| EXERCISE AIM |
Leave out the pictures, and return only the lines running from the one that contains "Output the Python" to the one that contains "import numpy as np", both included, exactly as they appear.

| MATERIAL FOR THE TASK |

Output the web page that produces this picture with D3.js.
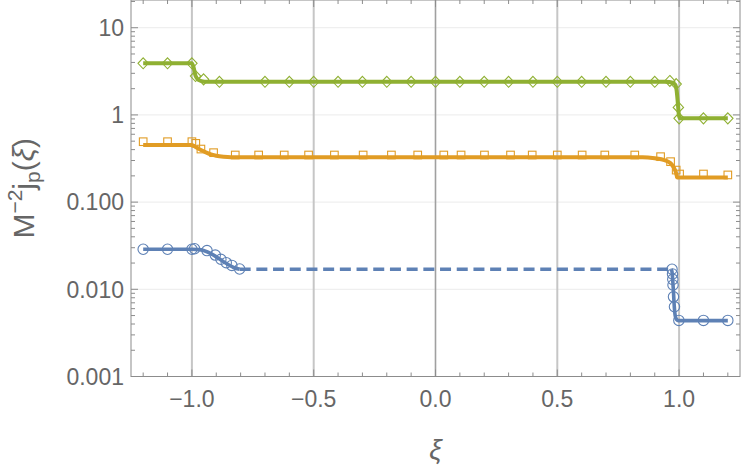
<!DOCTYPE html>
<html>
<head>
<meta charset="utf-8">
<script src="https://cdn.jsdelivr.net/npm/d3@7"></script>
<style>
  body { margin: 0; background: #fff; }
  svg { display: block; }
  text { font-family: "Liberation Sans", Arial, sans-serif; }
</style>
</head>
<body>
<script>
// ---- data ----
var xTickVals = [-1.0, -0.5, 0.0, 0.5, 1.0];
var xTickLabels = ["\u22121.0", "\u22120.5", "0.0", "0.5", "1.0"];
var yTickVals = [0.001, 0.01, 0.1, 1, 10];
var yTickLabels = ["0.001", "0.010", "0.100", "1", "10"];

// green: diamonds + curve
var greenMarkXi  = [-1.2, -1.1, -1.0, -0.985, -0.952, -0.887, -0.7, -0.6, -0.5, -0.4, -0.3, -0.2, -0.1, 0.0, 0.1, 0.2, 0.3, 0.4, 0.5, 0.6, 0.7, 0.8, 0.9, 0.962, 0.988, 0.997, 1.0, 1.1, 1.2];
var greenMarkVal = [3.91, 3.91, 3.91, 2.79, 2.56, 2.40, 2.40, 2.40, 2.40, 2.40, 2.40, 2.40, 2.40, 2.40, 2.40, 2.40, 2.40, 2.40, 2.40, 2.40, 2.40, 2.40, 2.40, 2.45, 2.26, 1.22, 0.914, 0.914, 0.914];
var greenLineXi  = [-1.2, -1.0, -0.993, -0.985, -0.973, -0.955, -0.94, 0.94, 0.96, 0.975, 0.985, 0.99, 0.995, 0.999, 1.003, 1.2];
var greenLineVal = [3.91, 3.91, 3.5, 2.8, 2.52, 2.42, 2.40, 2.40, 2.38, 2.32, 2.2, 1.9, 1.35, 1.0, 0.914, 0.914];

// orange: squares + curve
var orangeMarkXi  = [-1.2, -1.1, -1.0, -0.984, -0.963, -0.911, -0.822, -0.726, -0.621, -0.521, -0.415, -0.297, -0.181, -0.073, 0.034, 0.105, 0.201, 0.308, 0.397, 0.5, 0.602, 0.695, 0.818, 0.924, 0.965, 0.988, 1.002, 1.1, 1.2];
var orangeMarkVal = [0.493, 0.493, 0.493, 0.472, 0.406, 0.369, 0.347, 0.347, 0.347, 0.347, 0.347, 0.347, 0.347, 0.347, 0.347, 0.347, 0.347, 0.347, 0.347, 0.347, 0.347, 0.347, 0.347, 0.332, 0.291, 0.233, 0.210, 0.210, 0.205];
var orangeLineXi  = [-1.2, -1.0, -0.985, -0.963, -0.94, -0.925, -0.9, -0.87, -0.84, 0.85, 0.9, 0.94, 0.965, 0.978, 0.986, 0.993, 1.2];
var orangeLineVal = [0.452, 0.452, 0.43, 0.395, 0.37, 0.355, 0.340, 0.331, 0.327, 0.327, 0.318, 0.303, 0.279, 0.25, 0.223, 0.191, 0.191];

// blue: circles + curve (dashed across the middle)
var blueMarkXi  = [-1.2, -1.1, -1.0, -0.989, -0.938, -0.904, -0.881, -0.859, -0.836, -0.804, 0.971, 0.973, 0.974, 0.975, 0.977, 0.981, 0.999, 1.1, 1.2];
var blueMarkVal = [0.0288, 0.0288, 0.0288, 0.0292, 0.0278, 0.0247, 0.0221, 0.0202, 0.0188, 0.0171, 0.0170, 0.0150, 0.0130, 0.0112, 0.0082, 0.0063, 0.0044, 0.0044, 0.0044];
var blueLeftXi   = [-1.2, -1.0, -0.97, -0.952, -0.911, -0.870, -0.829, -0.804];
var blueLeftVal  = [0.0288, 0.0288, 0.0285, 0.0278, 0.0247, 0.0207, 0.0178, 0.0170];
var blueDashXi   = [-0.804, 0.968];
var blueDashVal  = [0.0170, 0.0170];
var blueRightXi  = [0.968, 0.971, 0.974, 0.977, 0.980, 0.984, 0.99, 0.997, 1.2];
var blueRightVal = [0.0170, 0.0158, 0.0125, 0.0092, 0.0065, 0.0050, 0.0045, 0.00437, 0.00437];

var blue = "#5e81b5", orange = "#e19c24", green = "#8fb032";

// ---- layout ----
var width = 750, height = 469;
var pLeft = 131, pRight = 740, pTop = 0, pBottom = 376.5;

var svg = d3.select("body").append("svg")
    .attr("width", width)
    .attr("height", height);

var x = d3.scaleLinear().domain([-1.25, 1.25]).range([pLeft, pRight]);
var y = d3.scaleLog().domain([0.001, Math.pow(10, 1.318)]).range([pBottom, pTop]);

function zip(a, b) { return a.map(function(v, i) { return [v, b[i]]; }); }

// grid
svg.append("g").selectAll("line")
  .data(yTickVals.slice(1))
  .enter().append("line")
    .attr("x1", pLeft).attr("x2", pRight)
    .attr("y1", d => y(d)).attr("y2", d => y(d))
    .attr("stroke", "#ebebeb").attr("stroke-width", 1);

svg.append("g").selectAll("line")
  .data(xTickVals)
  .enter().append("line")
    .attr("x1", d => x(d)).attr("x2", d => x(d))
    .attr("y1", pTop).attr("y2", pBottom)
    .attr("stroke", d => d === 0 ? "#a0a0a0" : "#c6c6c6")
    .attr("stroke-width", d => d === 0 ? 1.6 : 2);

// frame + ticks
var axisCol = "#8c8c8c";
var xMinor = d3.range(-12, 13).map(d => d / 10);
var yMinor = [];
[0.001, 0.01, 0.1, 1, 10].forEach(function(dec) {
  for (var m = 2; m <= 9; m++) if (dec * m < y.domain()[1]) yMinor.push(dec * m);
});

var tk = svg.append("g").attr("stroke", axisCol).attr("stroke-width", 1);
xMinor.forEach(function(v) {
  var major = xTickVals.some(t => Math.abs(t - v) < 1e-9);
  var len = major ? 7 : 4;
  tk.append("line").attr("x1", x(v)).attr("x2", x(v)).attr("y1", pBottom).attr("y2", pBottom - len);
  tk.append("line").attr("x1", x(v)).attr("x2", x(v)).attr("y1", pTop).attr("y2", pTop + len);
});
yTickVals.concat(yMinor).forEach(function(v) {
  var len = yTickVals.indexOf(v) >= 0 ? 7 : 4;
  tk.append("line").attr("x1", pLeft).attr("x2", pLeft + len).attr("y1", y(v)).attr("y2", y(v));
  tk.append("line").attr("x1", pRight).attr("x2", pRight - len).attr("y1", y(v)).attr("y2", y(v));
});
svg.append("rect")
    .attr("x", pLeft).attr("y", pTop)
    .attr("width", pRight - pLeft).attr("height", pBottom - pTop)
    .attr("fill", "none").attr("stroke", axisCol).attr("stroke-width", 1);

// tick labels
svg.append("g").selectAll("text")
  .data(xTickVals)
  .enter().append("text")
    .attr("x", d => x(d)).attr("y", 406.5)
    .attr("text-anchor", "middle")
    .attr("font-size", 23).attr("fill", "#666")
    .text((d, i) => xTickLabels[i]);

svg.append("g").selectAll("text")
  .data(yTickVals)
  .enter().append("text")
    .attr("x", 124).attr("y", d => y(d))
    .attr("dy", "0.36em")
    .attr("text-anchor", "end")
    .attr("font-size", 23).attr("fill", "#666")
    .text((d, i) => yTickLabels[i]);

// axis titles
svg.append("text")
    .attr("x", (pLeft + pRight) / 2).attr("y", 459)
    .attr("text-anchor", "middle")
    .attr("font-size", 28).attr("font-style", "italic").attr("fill", "#666")
    .text("\u03be");

var yl = svg.append("text")
    .attr("transform", "translate(34," + ((pTop + pBottom) / 2) + ") rotate(-90)")
    .attr("text-anchor", "middle")
    .attr("font-size", 30).attr("fill", "#666");
yl.append("tspan").text("M");
yl.append("tspan").attr("font-size", 21).attr("dy", -12).text("\u22122");
yl.append("tspan").attr("dy", 12).text("j");
yl.append("tspan").attr("font-size", 21).attr("dy", 6).text("p");
yl.append("tspan").attr("dy", -6).text("(");
yl.append("tspan").attr("font-style", "italic").text("\u03be");
yl.append("tspan").text(")");

// curves
var line = d3.line()
    .x(d => x(d[0]))
    .y(d => y(d[1]))
    .curve(d3.curveMonotoneX);

function drawLine(xs, vs, col, w, dash) {
  svg.append("path")
      .datum(zip(xs, vs))
      .attr("fill", "none")
      .attr("stroke", col)
      .attr("stroke-width", w)
      .attr("stroke-dasharray", dash || null)
      .attr("d", line);
}
drawLine(greenLineXi, greenLineVal, green, 4);
drawLine(orangeLineXi, orangeLineVal, orange, 4);
drawLine(blueLeftXi, blueLeftVal, blue, 3.6);
drawLine(blueDashXi, blueDashVal, blue, 3.6, "11,5.7");
drawLine(blueRightXi, blueRightVal, blue, 3.6);

// markers
svg.append("g").selectAll("path")
  .data(zip(greenMarkXi, greenMarkVal))
  .enter().append("path")
    .attr("transform", d => "translate(" + x(d[0]) + "," + y(d[1]) + ")")
    .attr("d", "M0,-5.5L5.2,0L0,5.5L-5.2,0Z")
    .attr("fill", "none").attr("stroke", green).attr("stroke-width", 1.1);

svg.append("g").selectAll("rect")
  .data(zip(orangeMarkXi, orangeMarkVal))
  .enter().append("rect")
    .attr("x", d => x(d[0]) - 3.8).attr("y", d => y(d[1]) - 3.8)
    .attr("width", 7.6).attr("height", 7.6)
    .attr("fill", "none").attr("stroke", orange).attr("stroke-width", 1.1);

svg.append("g").selectAll("circle")
  .data(zip(blueMarkXi, blueMarkVal))
  .enter().append("circle")
    .attr("cx", d => x(d[0])).attr("cy", d => y(d[1]))
    .attr("r", 5.2)
    .attr("fill", "none").attr("stroke", blue).attr("stroke-width", 1.1);
</script>
</body>
</html>
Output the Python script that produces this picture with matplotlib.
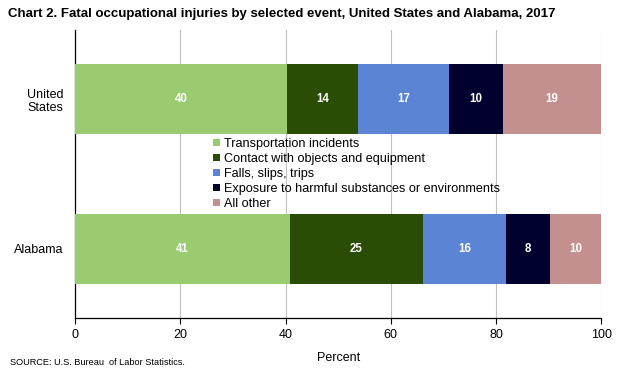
import matplotlib
matplotlib.use("Agg")
import matplotlib.pyplot as plt
import numpy as np

# ---------------------------------------------------------------------------
# Data (percent of fatal injuries by event)
# ---------------------------------------------------------------------------
regions = ["United\nStates", "Alabama"]
events = [
    "Transportation incidents",
    "Contact with objects and equipment",
    "Falls, slips, trips",
    "Exposure to harmful substances or environments",
    "All other",
]
us_values = [40.2, 13.6, 17.3, 10.2, 18.7]
al_values = [40.8, 25.3, 15.7, 8.4, 9.8]
us_labels = [40, 14, 17, 10, 19]
al_labels = [41, 25, 16, 8, 10]
x_ticks = [0, 20, 40, 60, 80, 100]

COLORS = ["#9BCB70", "#2A4D06", "#5B84D5", "#00002E", "#C4908F"]

plt.rcParams["font.family"] = ["Liberation Sans", "DejaVu Sans"]

fig = plt.figure(figsize=(6.2, 3.73), dpi=100)
fig.patch.set_facecolor("white")
ax = fig.add_axes([0.121, 0.1475, 0.849, 0.772])

values = np.array([us_values, al_values])
labels = [us_labels, al_labels]
y_pos = np.arange(len(regions))
left = np.zeros(len(regions))

for j, (name, color) in enumerate(zip(events, COLORS)):
    seg = values[:, j]
    ax.barh(y_pos, seg, left=left, height=0.47, color=color, label=name, zorder=3)
    for i in range(len(regions)):
        ax.text(left[i] + seg[i] / 2, y_pos[i], str(labels[i][j]),
                ha="center", va="center", color="white",
                fontsize=8.3, fontweight="bold", zorder=4)
    left += seg

ax.set_xlim(0, 100)
ax.set_ylim(1.46, -0.46)
ax.set_xticks(x_ticks)
ax.set_xticklabels([str(t) for t in x_ticks], fontsize=9)
ax.set_yticks(y_pos)
ax.set_yticklabels(regions, fontsize=9, multialignment="center")
ax.tick_params(axis="y", length=0, pad=8)
ax.tick_params(axis="x", length=4, width=0.8, color="black", pad=4)
ax.grid(axis="x", color="#C0C0C0", linewidth=0.8, zorder=0)
for s in ["top", "right"]:
    ax.spines[s].set_visible(False)
for s in ["left", "bottom"]:
    ax.spines[s].set_color("black")
    ax.spines[s].set_linewidth(0.9)

ax.set_xlabel("Percent", fontsize=9, labelpad=8)

leg = ax.legend(loc="upper left", bbox_to_anchor=(0.262, 0.625), frameon=False,
                fontsize=9.1, handlelength=0.55, handleheight=0.55,
                handletextpad=0.3, labelspacing=0.24, borderaxespad=0,
                borderpad=0)
for t in leg.get_texts():
    t.set_color("black")

fig.text(0.013, 0.962, "Chart 2. Fatal occupational injuries by selected event, "
         "United States and Alabama, 2017",
         fontsize=9.5, fontweight="bold", ha="left", va="center")
fig.text(0.016, 0.028, "SOURCE: U.S. Bureau  of Labor Statistics.",
         fontsize=6.6, ha="left", va="center")

fig.savefig("out.png", dpi=100, facecolor="white")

| EXERCISE SOLUTION |
Output the Python script that produces this picture with matplotlib.
import matplotlib
matplotlib.use("Agg")
import matplotlib.pyplot as plt
import numpy as np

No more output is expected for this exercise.